Fellow Galway woman Maria Han says she doesn’t like when her skin is too pale, but other than that she doesn’t care what people think.

“I’ve spent some time living in mainland Europe and didn’t have any issue wearing a bikini there, as the decent sunshine meant I wasn’t ghostly white,” says the 39-year-old care assistant. “Other than that, I don’t care what anyone else thinks.

“We are body conscious partly due to conditioning, and also due to lack of opportunity to wear swimwear. Another important factor is how women are portrayed in the media. The culture of photo editing has created an unrealistic and unachievable ideal. Women, consciously or unconsciously, are guided by lack of confidence and feelings of inadequacy, because the average woman is rarely represented in women’s magazines or online.”

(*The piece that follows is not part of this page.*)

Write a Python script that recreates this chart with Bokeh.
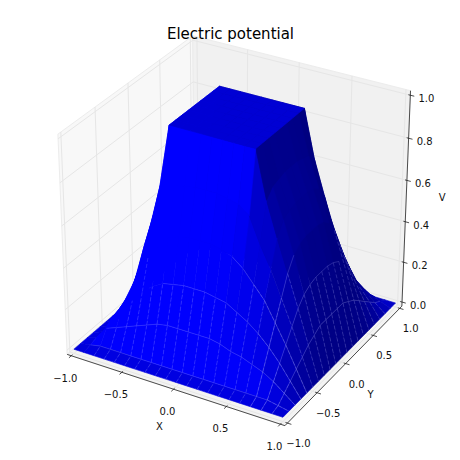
import numpy as np
from bokeh.core.properties import value
from bokeh.embed import file_html
from bokeh.models import ColumnDataSource, Label, Range1d
from bokeh.plotting import figure
from bokeh.resources import INLINE

TITLE = "Electric potential"
X_TICKS = [-1.0, -0.5, 0.0, 0.5, 1.0]
Y_TICKS = [-1.0, -0.5, 0.0, 0.5, 1.0]
Z_TICKS = [0.0, 0.2, 0.4, 0.6, 0.8, 1.0]
X_LABELS = ["\u22121.0", "\u22120.5", "0.0", "0.5", "1.0"]
Y_LABELS = ["\u22121.0", "\u22120.5", "0.0", "0.5", "1.0"]
Z_LABELS = ["0.0", "0.2", "0.4", "0.6", "0.8", "1.0"]
# potential, for |x| and |y| = 0.0, 0.1, ... 1.0
V_QUADRANT = [
    [1, 1, 1, 1, 1, .84, .71, .57, .39, .20, 0],
    [1, 1, 1, 1, 1, .84, .71, .57, .39, .20, 0],
    [1, 1, 1, 1, 1, .83, .70, .56, .38, .20, 0],
    [1, 1, 1, 1, 1, .82, .68, .53, .36, .18, 0],
    [1, 1, 1, 1, 1, .78, .62, .47, .32, .16, 0],
    [.84, .84, .83, .82, .78, .62, .50, .38, .26, .13, 0],
    [.71, .71, .70, .68, .62, .50, .38, .29, .19, .10, 0],
    [.57, .57, .56, .53, .47, .38, .29, .21, .13, .07, 0],
    [.39, .39, .38, .36, .32, .26, .19, .13, .09, .04, 0],
    [.20, .20, .20, .18, .16, .13, .10, .07, .04, .02, 0],
    [0, 0, 0, 0, 0, 0, 0, 0, 0, 0, 0],
]
# near face: y = -0.5 ... -0.9 (rows), |x| = 0.0, 0.1 ... (columns)
V_FRONT = [
    [.78, .78, .77, .76, .72, .60],
    [.57, .57, .56, .54, .50, .42, .34],
    [.37, .37, .36, .35, .32, .28, .22, .18],
    [.19, .19, .19, .18, .16, .14, .12, .10, .08],
    [.02, .02, .02, .02, .02, .02, .02, .02, .02, .01],
]
# left silhouette: x = -0.5 ... -0.9 (rows), y = 0.0, -0.1 ... (columns)
V_LEFT = [
    [.80, .80, .79, .77, .70, .60],
    [.62, .61, .60, .55, .50, .43, .34],
    [.45, .44, .42, .36, .31, .25, .20, .18],
    [.26, .25, .22, .18, .16, .14, .12, .11, .08],
    [.02, .02, .02, .02, .02, .02, .02, .02, .02, .01],
]
# near corner: y = -0.4 ... -0.9 (rows), x = 0.4 ... 1.0 (columns)
V_CORNER = [
    [1, .78, .62, .47, .32, .16, 0],
    [.72, .60, .50, .38, .26, .13, 0],
    [.50, .44, .38, .29, .20, .10, 0],
    [.32, .29, .25, .20, .14, .07, 0],
    [.16, .15, .13, .11, .08, .04, 0],
    [.02, .02, .02, .02, .02, .01, 0],
]
N = 21
AXIS = [round(-1 + 0.1 * i, 1) for i in range(N)]
FIG = 460
SCALE = 2413.0
CX, CY = 236.7, 223.3
SHADE_LOW, SHADE_HIGH = -0.5, 0.75


def V(i, j):
    a, b = abs(i - 10), abs(j - 10)
    if i == 0 or i == 20 or j == 0 or j == 20:
        return 0
    if i >= 14 and j <= 6:
        return V_CORNER[6 - j][i - 14]
    if i < 10 and j <= 10 and a >= b and a >= 5:
        return V_LEFT[a - 5][b]
    if j <= 5:
        return V_FRONT[b - 5][a]
    return V_QUADRANT[b][a]


dirn = np.array([0.4330127, -0.75, 0.5])
ux = np.array([0.8660254, 0.5, 0.0])
uy = np.array([-0.25, 0.4330127, 0.8660254])


def project(x, y, z):
    q = np.array([x / 2.0, y / 2.0, z - 0.5])
    w = 10.0 - q.dot(dirn)
    return q.dot(ux) / w, q.dot(uy) / w, w


def poly(points):
    a = [project(*pt) for pt in points]
    return [b[0] for b in a], [b[1] for b in a]


p = figure(width=FIG, height=FIG, output_backend="svg", toolbar_location=None,
           x_axis_type=None, y_axis_type=None, min_border=0,
           x_range=Range1d((0 - CX) / SCALE, (FIG - CX) / SCALE),
           y_range=Range1d((CY - FIG) / SCALE, CY / SCALE))
p.outline_line_color = None
p.grid.visible = False

# box edges sit 1/48 of a range outside the data limits
dx = 2.0 / 48
dz = 1.0 / 48
lo, hi = -1 - dx, 1 + dx
zl, zh = -dz, 1 + dz

pane_x, pane_y = poly([(lo, lo, zl), (lo, hi, zl), (lo, hi, zh), (lo, lo, zh)])
p.patch(pane_x, pane_y, fill_color="#f8f8f8", line_color="#ececec", line_width=1)
pane_x, pane_y = poly([(lo, hi, zl), (hi, hi, zl), (hi, hi, zh), (lo, hi, zh)])
p.patch(pane_x, pane_y, fill_color="#f1f1f1", line_color="#ececec", line_width=1)
pane_x, pane_y = poly([(lo, lo, zl), (hi, lo, zl), (hi, hi, zl), (lo, hi, zl)])
p.patch(pane_x, pane_y, fill_color="#f3f3f3", line_color="#ececec", line_width=1)

gx, gy = [], []
for t in X_TICKS:
    a, b = poly([(t, lo, zl), (t, hi, zl), (t, hi, zh)])
    gx.append(a); gy.append(b)
for t in Y_TICKS:
    a, b = poly([(hi, t, zl), (lo, t, zl), (lo, t, zh)])
    gx.append(a); gy.append(b)
for t in Z_TICKS:
    a, b = poly([(hi, hi, t), (lo, hi, t), (lo, lo, t)])
    gx.append(a); gy.append(b)
p.multi_line(gx, gy, line_color="#e6e6e6", line_width=1)

# surface, painted far to near with Matplotlib's light direction
light = np.array([-1.0, -1.0, 0.5])
light /= np.linalg.norm(light)
quads = []
for j in range(N - 1):
    for i in range(N - 1):
        corners = [(AXIS[i], AXIS[j], V(i, j)), (AXIS[i + 1], AXIS[j], V(i + 1, j)),
                   (AXIS[i + 1], AXIS[j + 1], V(i + 1, j + 1)), (AXIS[i], AXIS[j + 1], V(i, j + 1))]
        c = np.array(corners)
        normal = np.cross(c[2] - c[0], c[3] - c[1])
        normal /= np.linalg.norm(normal)
        depth = np.mean([project(*pt)[2] for pt in corners])
        quads.append((depth, corners, normal.dot(light)))
quads.sort(key=lambda q: -q[0])
xs, ys, cols = [], [], []
for depth, corners, s in quads:
    a, b = poly(corners)
    xs.append(a); ys.append(b)
    t = min(1.0, max(0.0, (s - SHADE_LOW) / (SHADE_HIGH - SHADE_LOW)))
    cols.append("#0000%02x" % int(round(255 * (0.5 + 0.5 * t))))
p.patches(xs="x", ys="y", fill_color="c", line_color="c", line_width=0.6,
          source=ColumnDataSource(dict(x=xs, y=ys, c=cols)))

# faint seams on the faces turned to the viewer
ZCUT = 0.5
rx, ry = [], []
for j in range(1, N - 1):
    for i in range(N - 1):
        if AXIS[i] > AXIS[j] and V(i, j) < ZCUT and V(i + 1, j) < ZCUT and AXIS[i] + AXIS[j] >= -0.1:
            a, b = poly([(AXIS[i], AXIS[j], V(i, j)), (AXIS[i + 1], AXIS[j], V(i + 1, j))])
            rx.append(a); ry.append(b)
for i in range(1, N - 1):
    for j in range(N - 1):
        if AXIS[i] > AXIS[j + 1] and V(i, j) < ZCUT and V(i, j + 1) < ZCUT and AXIS[i] + AXIS[j] < 0.1:
            a, b = poly([(AXIS[i], AXIS[j], V(i, j)), (AXIS[i], AXIS[j + 1], V(i, j + 1))])
            rx.append(a); ry.append(b)
p.multi_line(rx, ry, line_color="#b4b4ff", line_alpha=0.3, line_width=0.7, line_dash="4 2")

# the rim and the rows that read as arcs
ARC_ROWS = [1, 2, 3, 4]
ARC_ROW_START = [1, 2, 7, 13]
ax, ay = [], []
for j, s in zip(ARC_ROWS, ARC_ROW_START):
    a, b = poly([(AXIS[i], AXIS[j], V(i, j)) for i in range(s, N)])
    ax.append(a); ay.append(b)
ARC_COLS = [19, 18, 17]
ARC_COL_END = [19, 13, 7]
for i, e in zip(ARC_COLS, ARC_COL_END):
    a, b = poly([(AXIS[i], AXIS[j], V(i, j)) for j in range(0, e + 1)])
    ax.append(a); ay.append(b)
p.multi_line(ax, ay, line_color="#b4b4ff", line_alpha=0.3, line_width=0.7)

# axis lines and ticks
lx, ly = [], []
a, b = poly([(lo, lo, zl), (hi, lo, zl)]); lx.append(a); ly.append(b)
a, b = poly([(hi, lo, zl), (hi, hi, zl)]); lx.append(a); ly.append(b)
a, b = poly([(hi, hi, zl), (hi, hi, zh)]); lx.append(a); ly.append(b)
OUT, IN = 0.036, 0.018
for t in X_TICKS:
    a, b = poly([(t, lo - OUT, zl), (t, lo + IN, zl)]); lx.append(a); ly.append(b)
for t in Y_TICKS:
    a, b = poly([(hi + OUT, t, zl), (hi - IN, t, zl)]); lx.append(a); ly.append(b)
for t in Z_TICKS:
    a, b = poly([(hi + OUT, hi, t), (hi - IN, hi, t)]); lx.append(a); ly.append(b)
p.multi_line(lx, ly, line_color="#222222", line_width=0.8)


def labels(points, texts, off_x, off_y, size="10px"):
    u = [project(*pt)[0] for pt in points]
    v = [project(*pt)[1] for pt in points]
    p.text(x="x", y="y", text="t", source=ColumnDataSource(dict(x=u, y=v, t=texts)),
           x_offset=off_x, y_offset=off_y, text_font=value("DejaVu Sans"),
           text_font_size=value(size), text_align="center", text_baseline="middle",
           text_color="#111111")


labels([(t, lo, zl) for t in X_TICKS], X_LABELS, -6, 22)
labels([(hi, t, zl) for t in Y_TICKS], Y_LABELS, 11, 20)
labels([(hi, hi, t) for t in Z_TICKS], Z_LABELS, 16, 3)
labels([(0.0, lo, zl)], ["X"], -14, 37)
labels([(hi, 0.0, zl)], ["Y"], 25, 31)
labels([(hi, hi, 0.5)], ["V"], 36, -4)

p.add_layout(Label(x=230, y=FIG - 33, x_units="screen", y_units="screen",
                   text=TITLE, text_font="DejaVu Sans", text_font_size="15px",
                   text_align="center", text_baseline="middle", text_color="#000000"))

open("out.html", "w").write(file_html(p, INLINE))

Just out of her teens, Julie Ryan can relate to this as she “despises” her body and is in constant competition with her friends to look the best.

“I know I’m not fat,” says the 20-year-old, who wears a size 10. “But I want to be thinner, and no matter how much I exercise, I can’t seem to get down that extra dress size. Most of my friends are a size 8.

“We went to Ibiza together last year and I was so miserable, as I was terrified about stripping off in front of the others. I went off for walks rather than going to the beach or pool. I know it is stupid, but having even the smallest bit of extra flesh makes me feel ashamed.”

I am comfortable with my own body, which is by no means 'perfect', but women should wear whatever they feel happy and comfortable in. I'm 45 and still wear a bikini

Denise McBrien, general manager of The Old Spot Gastro Pub in Dublin, remembers feeling the same, but says body confidence comes with age.

“I went on my first beach holiday when I was 19 and was definitely self-conscious, but I quickly grew out of that and now I really don’t care what people think,” she says.

“I am comfortable with my own body, which is by no means ‘perfect’, but women should wear whatever they feel happy and comfortable in. I’m 45 and still wear a bikini on holiday.”

Sharon Dooley, founder of Ireland’s Got Curves, also would have suffered from body image as a young woman, but says she will not let this way of thinking affect her life any more.

“When someone says how do you get a bikini body, I say, you just put on a bikini,” says the 44-year-old, who has seven children. “This would not have been my answer in my late teens or early 20s; while I never dressed for a man, I always dressed to keep up with other women.

“As I have become older and got bigger, I discovered a whole new meaning to body image, and now I dress for myself. When I see a woman pushing the ‘social barriers’ of body image – which I feel have been imposed on us by other women – I salute them. Why miss out on life because of how we are told we should or shouldn’t look?”